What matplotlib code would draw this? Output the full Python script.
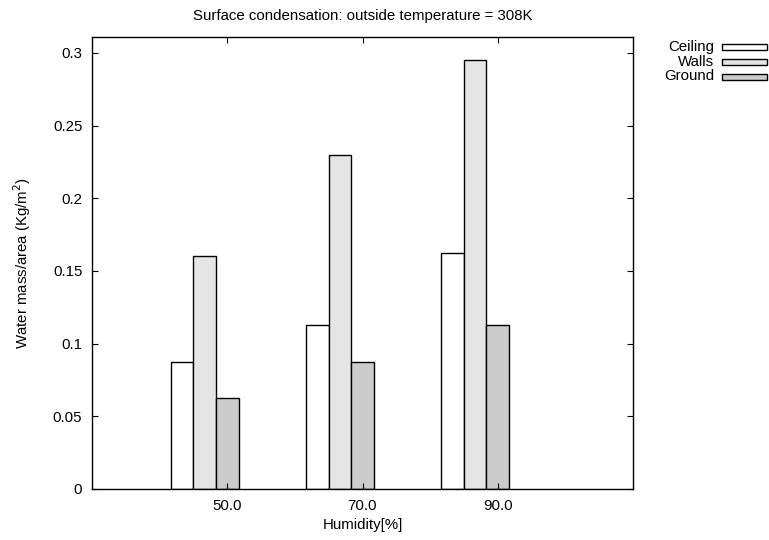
import numpy as np
import matplotlib
matplotlib.use("Agg")
import matplotlib.pyplot as plt
from matplotlib.patches import Rectangle

plt.rcParams['font.family'] = ['Liberation Sans', 'DejaVu Sans']
plt.rcParams['font.size'] = 10.8

humidity = ["50.0", "70.0", "90.0"]
ceiling = [0.0875, 0.1125, 0.1625]
walls = [0.16, 0.23, 0.295]
ground = [0.0625, 0.0875, 0.1125]

series = [("Ceiling", ceiling, "#ffffff"),
          ("Walls", walls, "#e5e5e5"),
          ("Ground", ground, "#cccccc")]

W, H = 769, 540
fig = plt.figure(figsize=(W / 100, H / 100), dpi=100)
ax = fig.add_axes([92 / W, 1 - 489 / H, (633 - 92) / W, (489 - 37) / H])

x = np.arange(len(humidity))
width = 1.0 / 6
# clusters sit to the left of the tick, last box centred on it
for k, (name, vals, col) in enumerate(series):
    ax.bar(x + (k - 2) * width, vals, width, color=col, edgecolor="black",
           linewidth=1.0, label=name)

ax.set_xlim(-1, 3)
ax.set_ylim(0, 0.311)
ax.set_xticks(x)
ax.set_xticklabels(humidity)
ax.set_yticks([0, 0.05, 0.1, 0.15, 0.2, 0.25, 0.3])
ax.set_yticklabels(["0", "0.05", "0.1", "0.15", "0.2", "0.25", "0.3"])
ax.tick_params(direction="in", length=4.5, width=0.8, top=True, right=True)
ax.tick_params(axis="x", pad=7)
ax.tick_params(axis="y", pad=7)
for s in ax.spines.values():
    s.set_linewidth(1.0)

ax.set_xlabel("Humidity[%]", labelpad=3.5)
ax.set_ylabel("Water mass/area (Kg/m$^2$)", labelpad=14)
ax.set_title("Surface condensation: outside temperature = 308K",
             fontsize=10.8, pad=12)

# key outside the plot on the right, text right-aligned before each sample box
for k, (name, vals, col) in enumerate(series):
    yc = 46.5 + 15 * k
    fig.text(714 / W, 1 - yc / H, name, ha="right", va="center")
    fig.patches.append(Rectangle((722 / W, 1 - (yc + 3) / H), 45 / W, 6 / H,
                                 transform=fig.transFigure, facecolor=col,
                                 edgecolor="black", linewidth=1.0))

fig.savefig("out.png", dpi=100)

----

### What you will do
Extract, word for word, each line from the top of the data down to and including the line with "ax = fig.add_axes([92"; skip the pictures.

### Exercise solution
What matplotlib code would draw this? Output the full Python script.
import numpy as np
import matplotlib
matplotlib.use("Agg")
import matplotlib.pyplot as plt
from matplotlib.patches import Rectangle

plt.rcParams['font.family'] = ['Liberation Sans', 'DejaVu Sans']
plt.rcParams['font.size'] = 10.8

humidity = ["50.0", "70.0", "90.0"]
ceiling = [0.0875, 0.1125, 0.1625]
walls = [0.16, 0.23, 0.295]
ground = [0.0625, 0.0875, 0.1125]

series = [("Ceiling", ceiling, "#ffffff"),
          ("Walls", walls, "#e5e5e5"),
          ("Ground", ground, "#cccccc")]

W, H = 769, 540
fig = plt.figure(figsize=(W / 100, H / 100), dpi=100)
ax = fig.add_axes([92 / W, 1 - 489 / H, (633 - 92) / W, (489 - 37) / H])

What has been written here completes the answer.